Prout was also significant for having recorded many buildings before they were pulled down or destroyed by restoration (Samuel Prout, §§ 7 & 12 = XII.310-311 & 314-315; cf. Pre-Raphaelitism, § 26 = XII.362) and The Two Paths, § 60 = XVI.301): 'The works of Prout [...] will become to memorials the most precious of the things that have been; to their technical value, however great, will be added the far higher interest of faithful and fond records of a strange and unreturning era of history' (Samuel Prout, § 12 = XII.314-315).
Presented by John Ruskin to the Ruskin Drawing School (University of Oxford), 1875; transferred from the Ruskin Drawing School to the Ashmolean Museum, c.1949.

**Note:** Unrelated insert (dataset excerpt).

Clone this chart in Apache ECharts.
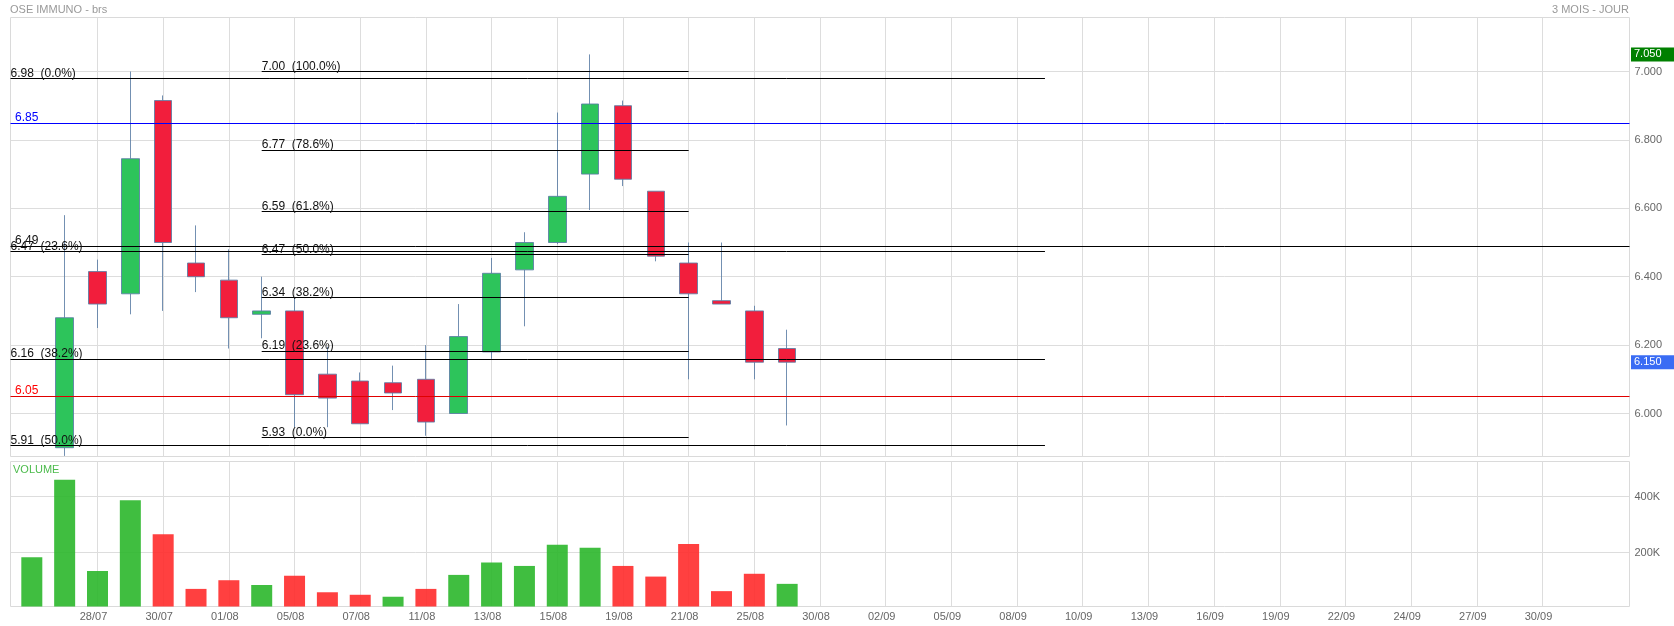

Ruskin, John, The Ruskin Art Collection at Oxford: Catalogue of the Rudimentary Series, in the Arrangement of 1873, ed. Robert Hewison (London: Lion and Unicorn Press, 1984), cat. Rudimentary no. 25, RUD.025
Ruskin, John, Instructions in Practice of Elementary Drawing, Arranged with Reference to the First Series of Examples in the Drawings Schools of the University of Oxford (n.p., [1872]), cat. Rudimentary no. 25
Ruskin, John, Instructions in the Preliminary Exercises Arranged for the Lower Drawing-School (London: Smith, Elder, 1872), cat. Rudimentary no. 25
Ruskin, John, Instructions in the Preliminary Exercise Arranged For the Lower Drawing-School (London: Spottiswoode, 1873), cat. Rudimentary no. 25
Ruskin, John, ‘Rudimentary Series 1878’, 1878, Oxford, Oxford University Archives, cat. Rudimentary no. 25
Ruskin, John, ‘The Ruskin Art Collection at Oxford: Catalogues, Notes and Instructions’, Edward T. Cook and Alexander Wedderburn, eds, The Works of John Ruskin: Library Edition, 39 (London: George Allen, 1903-1912), 21, cat. Rudimentary no. 25
The comparison of this with No 24, will always be in the highest degree instructive; 25, showing the result of total want of education on an entirely strong and original artistic mind. Had Prout been trained in a fine school he could have done things as beautiful as the monument itself; being left without instruction, this is all he could come to. But this is far better than he could have done had he been ill-instructed. The power of this is true and natural as far as it goes.